:: Input

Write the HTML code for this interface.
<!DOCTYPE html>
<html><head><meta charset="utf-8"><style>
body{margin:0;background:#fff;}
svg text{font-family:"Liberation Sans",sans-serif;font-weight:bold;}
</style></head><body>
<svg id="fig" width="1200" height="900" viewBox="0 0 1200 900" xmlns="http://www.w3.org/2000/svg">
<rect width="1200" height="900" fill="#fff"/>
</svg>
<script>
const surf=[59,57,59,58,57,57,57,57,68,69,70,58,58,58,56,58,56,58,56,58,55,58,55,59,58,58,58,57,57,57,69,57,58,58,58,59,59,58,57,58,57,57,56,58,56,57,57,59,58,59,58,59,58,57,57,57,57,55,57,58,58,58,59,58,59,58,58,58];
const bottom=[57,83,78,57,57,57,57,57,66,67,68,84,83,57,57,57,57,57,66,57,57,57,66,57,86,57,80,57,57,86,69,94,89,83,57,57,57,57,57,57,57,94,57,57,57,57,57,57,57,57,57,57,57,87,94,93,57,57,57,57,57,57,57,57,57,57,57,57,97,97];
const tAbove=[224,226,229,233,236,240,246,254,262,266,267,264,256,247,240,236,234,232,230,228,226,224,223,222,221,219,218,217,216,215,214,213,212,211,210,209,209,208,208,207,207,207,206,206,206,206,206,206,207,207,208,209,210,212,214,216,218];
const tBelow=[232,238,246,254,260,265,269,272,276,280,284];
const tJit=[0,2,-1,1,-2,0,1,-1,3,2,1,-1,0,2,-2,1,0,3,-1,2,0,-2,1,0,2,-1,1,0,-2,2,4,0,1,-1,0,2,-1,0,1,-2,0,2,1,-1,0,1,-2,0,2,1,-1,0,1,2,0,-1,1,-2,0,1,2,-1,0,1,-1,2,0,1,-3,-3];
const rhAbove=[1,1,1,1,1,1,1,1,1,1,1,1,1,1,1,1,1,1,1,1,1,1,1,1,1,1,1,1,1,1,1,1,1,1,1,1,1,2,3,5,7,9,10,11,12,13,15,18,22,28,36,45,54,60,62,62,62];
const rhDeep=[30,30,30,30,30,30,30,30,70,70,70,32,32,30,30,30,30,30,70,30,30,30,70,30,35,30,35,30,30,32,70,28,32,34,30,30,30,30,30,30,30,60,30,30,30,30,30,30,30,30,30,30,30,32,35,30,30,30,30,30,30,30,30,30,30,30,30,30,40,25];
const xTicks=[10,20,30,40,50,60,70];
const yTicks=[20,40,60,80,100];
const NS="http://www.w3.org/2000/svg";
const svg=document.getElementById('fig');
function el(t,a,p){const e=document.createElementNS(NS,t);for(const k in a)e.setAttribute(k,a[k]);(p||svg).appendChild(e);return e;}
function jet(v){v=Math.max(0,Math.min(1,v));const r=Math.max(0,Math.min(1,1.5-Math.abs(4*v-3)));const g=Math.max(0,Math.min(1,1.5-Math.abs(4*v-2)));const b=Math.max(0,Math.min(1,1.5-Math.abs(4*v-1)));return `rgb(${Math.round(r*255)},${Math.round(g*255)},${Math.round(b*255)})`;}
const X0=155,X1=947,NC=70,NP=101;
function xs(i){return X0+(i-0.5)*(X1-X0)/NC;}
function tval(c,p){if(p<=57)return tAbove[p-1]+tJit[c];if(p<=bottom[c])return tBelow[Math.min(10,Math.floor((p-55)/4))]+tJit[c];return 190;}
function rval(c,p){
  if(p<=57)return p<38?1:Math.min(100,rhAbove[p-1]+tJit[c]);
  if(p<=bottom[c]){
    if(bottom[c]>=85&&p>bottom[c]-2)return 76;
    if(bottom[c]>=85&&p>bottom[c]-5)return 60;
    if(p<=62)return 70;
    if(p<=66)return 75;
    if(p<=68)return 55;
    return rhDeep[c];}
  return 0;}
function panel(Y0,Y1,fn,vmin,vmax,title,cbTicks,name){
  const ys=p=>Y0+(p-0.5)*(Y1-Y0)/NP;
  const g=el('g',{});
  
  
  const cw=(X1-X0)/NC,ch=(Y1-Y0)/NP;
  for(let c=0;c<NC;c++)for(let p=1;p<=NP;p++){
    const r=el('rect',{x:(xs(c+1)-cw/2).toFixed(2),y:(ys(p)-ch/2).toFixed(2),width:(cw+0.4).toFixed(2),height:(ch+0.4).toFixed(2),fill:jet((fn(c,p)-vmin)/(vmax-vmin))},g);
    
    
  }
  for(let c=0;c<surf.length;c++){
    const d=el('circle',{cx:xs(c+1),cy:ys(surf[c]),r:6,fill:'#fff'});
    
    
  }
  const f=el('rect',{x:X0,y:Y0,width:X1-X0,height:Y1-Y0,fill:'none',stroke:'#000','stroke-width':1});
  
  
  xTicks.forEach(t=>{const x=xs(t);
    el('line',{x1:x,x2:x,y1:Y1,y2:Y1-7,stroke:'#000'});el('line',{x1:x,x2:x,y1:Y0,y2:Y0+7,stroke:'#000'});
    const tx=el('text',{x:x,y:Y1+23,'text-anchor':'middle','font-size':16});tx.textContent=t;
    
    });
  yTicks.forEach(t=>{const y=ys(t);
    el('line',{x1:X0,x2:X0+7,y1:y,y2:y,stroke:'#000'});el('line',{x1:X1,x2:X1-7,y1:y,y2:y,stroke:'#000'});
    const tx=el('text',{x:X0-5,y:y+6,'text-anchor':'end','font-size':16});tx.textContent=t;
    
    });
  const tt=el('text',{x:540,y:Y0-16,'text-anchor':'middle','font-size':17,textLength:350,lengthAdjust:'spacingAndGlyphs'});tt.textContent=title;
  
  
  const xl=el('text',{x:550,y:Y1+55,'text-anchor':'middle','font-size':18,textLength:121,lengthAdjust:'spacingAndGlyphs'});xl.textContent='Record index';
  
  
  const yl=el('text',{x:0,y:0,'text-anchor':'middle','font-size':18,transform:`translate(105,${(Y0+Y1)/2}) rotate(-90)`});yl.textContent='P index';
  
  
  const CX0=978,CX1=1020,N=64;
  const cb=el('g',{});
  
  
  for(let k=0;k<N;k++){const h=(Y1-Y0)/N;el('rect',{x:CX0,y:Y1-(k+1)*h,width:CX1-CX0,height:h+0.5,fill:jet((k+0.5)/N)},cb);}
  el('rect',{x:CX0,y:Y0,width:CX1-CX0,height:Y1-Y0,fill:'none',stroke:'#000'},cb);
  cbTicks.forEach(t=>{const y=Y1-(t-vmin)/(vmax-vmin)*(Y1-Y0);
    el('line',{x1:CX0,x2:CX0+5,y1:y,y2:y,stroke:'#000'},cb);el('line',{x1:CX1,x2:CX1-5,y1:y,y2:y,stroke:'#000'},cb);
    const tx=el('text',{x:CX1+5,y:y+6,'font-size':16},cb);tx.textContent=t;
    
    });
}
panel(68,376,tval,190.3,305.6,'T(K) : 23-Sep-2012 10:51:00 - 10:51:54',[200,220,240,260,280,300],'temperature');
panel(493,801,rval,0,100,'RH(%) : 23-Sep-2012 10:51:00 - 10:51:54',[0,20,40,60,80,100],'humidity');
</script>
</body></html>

::::
:: Input

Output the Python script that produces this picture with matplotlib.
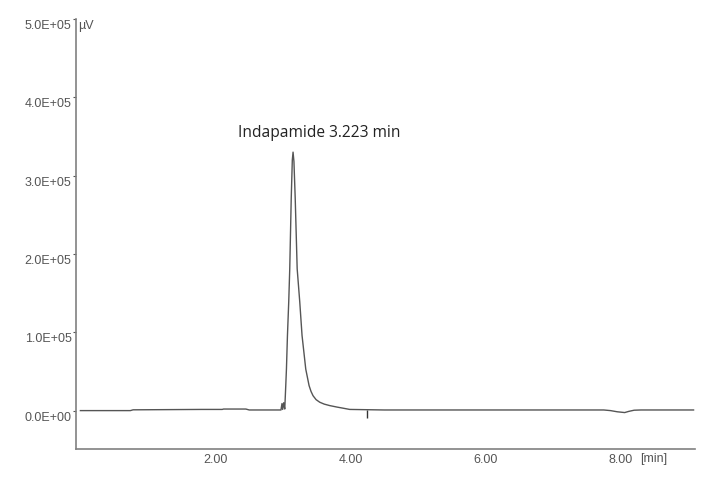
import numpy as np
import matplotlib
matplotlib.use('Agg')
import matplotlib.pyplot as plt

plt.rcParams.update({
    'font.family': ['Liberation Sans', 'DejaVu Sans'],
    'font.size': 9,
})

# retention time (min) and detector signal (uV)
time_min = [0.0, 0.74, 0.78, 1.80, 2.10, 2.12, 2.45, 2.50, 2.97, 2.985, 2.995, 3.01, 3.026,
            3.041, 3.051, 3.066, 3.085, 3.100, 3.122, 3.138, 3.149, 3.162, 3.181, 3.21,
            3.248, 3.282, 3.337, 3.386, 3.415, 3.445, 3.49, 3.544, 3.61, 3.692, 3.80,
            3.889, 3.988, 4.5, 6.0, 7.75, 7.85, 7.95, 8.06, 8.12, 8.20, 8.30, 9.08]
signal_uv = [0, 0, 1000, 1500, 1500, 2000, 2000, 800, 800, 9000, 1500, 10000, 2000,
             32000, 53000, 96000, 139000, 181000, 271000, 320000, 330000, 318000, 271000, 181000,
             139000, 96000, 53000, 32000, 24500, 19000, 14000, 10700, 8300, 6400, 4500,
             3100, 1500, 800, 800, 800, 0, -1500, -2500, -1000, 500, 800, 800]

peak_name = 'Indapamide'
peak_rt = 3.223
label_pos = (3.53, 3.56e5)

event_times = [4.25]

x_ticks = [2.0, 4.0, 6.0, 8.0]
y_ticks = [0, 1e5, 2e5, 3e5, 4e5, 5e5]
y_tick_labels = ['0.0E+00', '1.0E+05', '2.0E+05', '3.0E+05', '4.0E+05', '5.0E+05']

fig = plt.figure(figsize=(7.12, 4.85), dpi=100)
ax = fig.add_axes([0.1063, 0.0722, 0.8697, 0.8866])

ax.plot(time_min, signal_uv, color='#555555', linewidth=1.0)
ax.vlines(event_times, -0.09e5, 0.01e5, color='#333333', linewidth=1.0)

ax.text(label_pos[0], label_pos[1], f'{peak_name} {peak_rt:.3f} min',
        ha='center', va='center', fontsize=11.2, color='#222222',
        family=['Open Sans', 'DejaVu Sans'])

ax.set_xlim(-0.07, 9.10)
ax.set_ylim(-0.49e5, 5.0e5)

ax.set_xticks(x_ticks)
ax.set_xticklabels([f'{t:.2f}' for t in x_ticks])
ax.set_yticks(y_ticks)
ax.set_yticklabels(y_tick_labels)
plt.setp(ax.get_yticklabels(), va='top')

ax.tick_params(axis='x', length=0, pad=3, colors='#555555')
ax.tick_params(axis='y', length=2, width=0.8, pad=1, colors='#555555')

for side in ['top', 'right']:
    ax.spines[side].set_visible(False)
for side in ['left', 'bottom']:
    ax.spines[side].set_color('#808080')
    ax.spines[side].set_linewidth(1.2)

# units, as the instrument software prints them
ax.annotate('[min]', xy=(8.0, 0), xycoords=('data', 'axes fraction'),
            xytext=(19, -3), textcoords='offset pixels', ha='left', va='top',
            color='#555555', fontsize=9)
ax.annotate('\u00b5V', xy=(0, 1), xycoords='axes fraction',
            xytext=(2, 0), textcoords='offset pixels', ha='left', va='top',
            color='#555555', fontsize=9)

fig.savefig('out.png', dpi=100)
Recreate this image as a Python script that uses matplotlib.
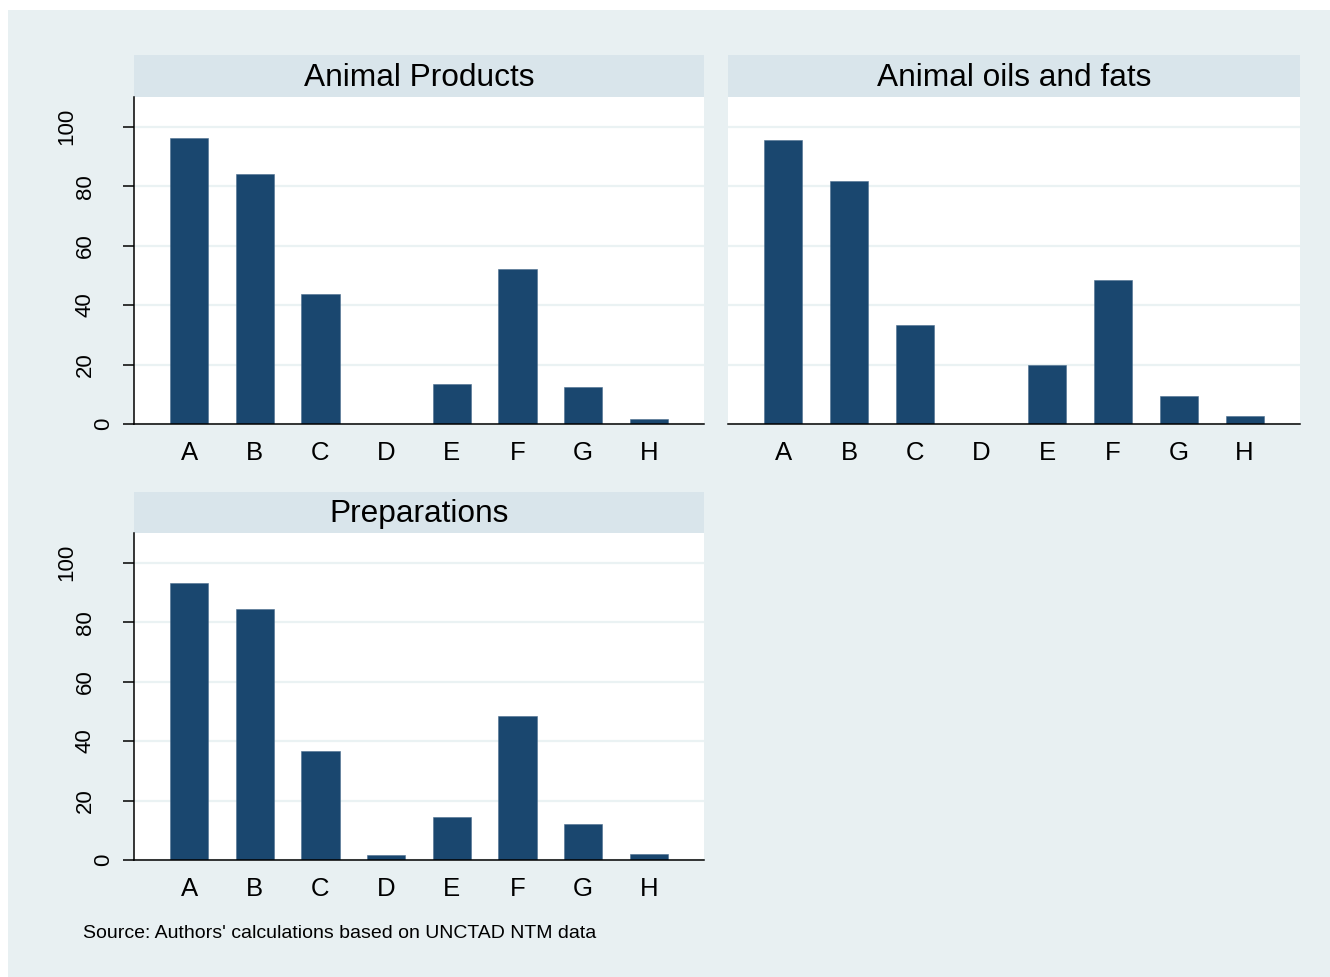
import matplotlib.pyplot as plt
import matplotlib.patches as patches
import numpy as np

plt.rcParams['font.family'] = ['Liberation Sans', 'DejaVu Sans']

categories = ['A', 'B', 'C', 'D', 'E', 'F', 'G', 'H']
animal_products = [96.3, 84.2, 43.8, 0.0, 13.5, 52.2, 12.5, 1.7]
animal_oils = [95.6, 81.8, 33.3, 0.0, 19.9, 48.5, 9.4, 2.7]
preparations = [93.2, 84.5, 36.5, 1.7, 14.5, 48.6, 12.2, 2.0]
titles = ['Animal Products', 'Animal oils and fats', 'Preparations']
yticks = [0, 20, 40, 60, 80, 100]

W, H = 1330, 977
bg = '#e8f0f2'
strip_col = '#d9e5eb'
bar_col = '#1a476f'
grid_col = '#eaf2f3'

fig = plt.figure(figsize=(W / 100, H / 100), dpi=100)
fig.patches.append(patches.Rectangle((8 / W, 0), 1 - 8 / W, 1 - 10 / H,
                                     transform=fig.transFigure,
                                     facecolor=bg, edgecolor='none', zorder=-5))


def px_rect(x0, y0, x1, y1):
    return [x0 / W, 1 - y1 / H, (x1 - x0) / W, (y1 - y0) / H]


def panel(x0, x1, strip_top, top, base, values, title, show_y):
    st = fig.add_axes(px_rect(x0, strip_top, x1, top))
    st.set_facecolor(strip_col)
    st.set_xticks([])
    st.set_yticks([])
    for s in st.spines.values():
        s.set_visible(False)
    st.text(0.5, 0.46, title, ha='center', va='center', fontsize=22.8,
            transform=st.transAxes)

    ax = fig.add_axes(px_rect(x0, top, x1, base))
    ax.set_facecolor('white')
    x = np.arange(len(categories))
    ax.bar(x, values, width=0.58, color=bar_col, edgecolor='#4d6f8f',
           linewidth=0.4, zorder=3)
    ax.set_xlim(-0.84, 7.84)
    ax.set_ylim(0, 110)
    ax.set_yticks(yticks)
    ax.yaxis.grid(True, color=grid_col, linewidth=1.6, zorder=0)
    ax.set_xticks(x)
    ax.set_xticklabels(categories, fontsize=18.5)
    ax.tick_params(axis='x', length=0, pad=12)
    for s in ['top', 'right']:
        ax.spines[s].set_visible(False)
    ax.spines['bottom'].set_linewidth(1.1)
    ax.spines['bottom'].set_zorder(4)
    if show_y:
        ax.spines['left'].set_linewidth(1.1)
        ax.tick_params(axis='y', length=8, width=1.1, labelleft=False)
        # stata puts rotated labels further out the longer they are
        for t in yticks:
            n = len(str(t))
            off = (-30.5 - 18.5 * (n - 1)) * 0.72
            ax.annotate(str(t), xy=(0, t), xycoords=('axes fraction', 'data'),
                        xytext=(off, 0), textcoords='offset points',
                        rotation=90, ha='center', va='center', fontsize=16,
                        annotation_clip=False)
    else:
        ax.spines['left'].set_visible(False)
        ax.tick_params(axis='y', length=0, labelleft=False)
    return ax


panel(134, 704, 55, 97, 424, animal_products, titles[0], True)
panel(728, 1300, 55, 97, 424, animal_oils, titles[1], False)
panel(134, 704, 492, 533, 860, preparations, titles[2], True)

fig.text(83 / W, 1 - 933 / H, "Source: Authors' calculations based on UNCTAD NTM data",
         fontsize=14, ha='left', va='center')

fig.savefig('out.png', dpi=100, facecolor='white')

::::

▶ [To be done]:
Give the number of lines in the records above that contain the word "matplotlib". Reply with that number alone.

▶ [Final result]:
7